The conditional logit also satisfies IIA. A mixed or nested logit relaxes this.
11.7 Multinomial Probit
The Multinomial Probit model assumes the utility errors \((\varepsilon_{i0},\ldots,\varepsilon_{i,J-1})\) are jointly normally distributed with an unrestricted covariance matrix \(\Sigma\). This:
- Does not impose IIA
- Is much more flexible than MNL
- Requires numerical simulation (GHK simulator) for the likelihood, since it involves \(J\)-dimensional normal integrals
In practice, MNL or nested logit are often preferred for computational tractability.
11.8 Ordered Choice Models
When alternatives have a natural ordering (e.g., education level, credit rating, survey scale) but the gaps between categories are unknown, ordered models are appropriate.
Define a latent variable: \[y_i^* = x_i'\beta + \varepsilon_i\]
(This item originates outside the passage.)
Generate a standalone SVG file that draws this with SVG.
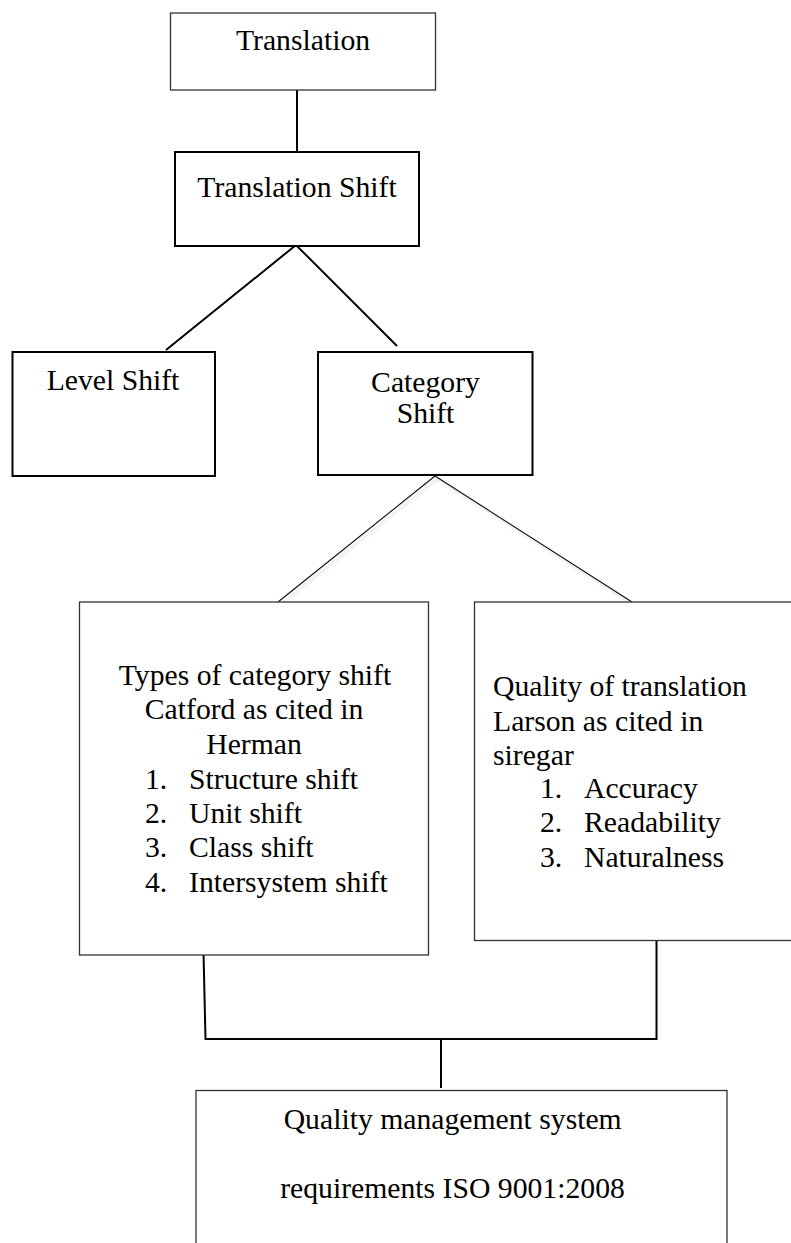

with cutpoints \(-\infty = \mu_0 < \mu_1 < \cdots < \mu_{J-1} < \mu_J = \infty\). The observed outcome is: \[y_i = j \iff \mu_{j-1} < y_i^* \leq \mu_j\]
Ordered Probit / Ordered Logit
\[P(y_i = j \mid x_i) = F(\mu_j - x_i'\beta) - F(\mu_{j-1} - x_i'\beta)\]
where \(F = \Phi\) (Ordered Probit) or \(F = \Lambda\) (Ordered Logit). Both \(\beta\) and \(\{\mu_j\}\) are estimated jointly by MLE.
Key constraint: the sign of \(\beta_j\) is the same for all outcome categories (a single index drives the probability of higher outcomes).
11.9 References
Cameron y Trivedi (2005), chapters 15–16. Davidson y MacKinnon (2004).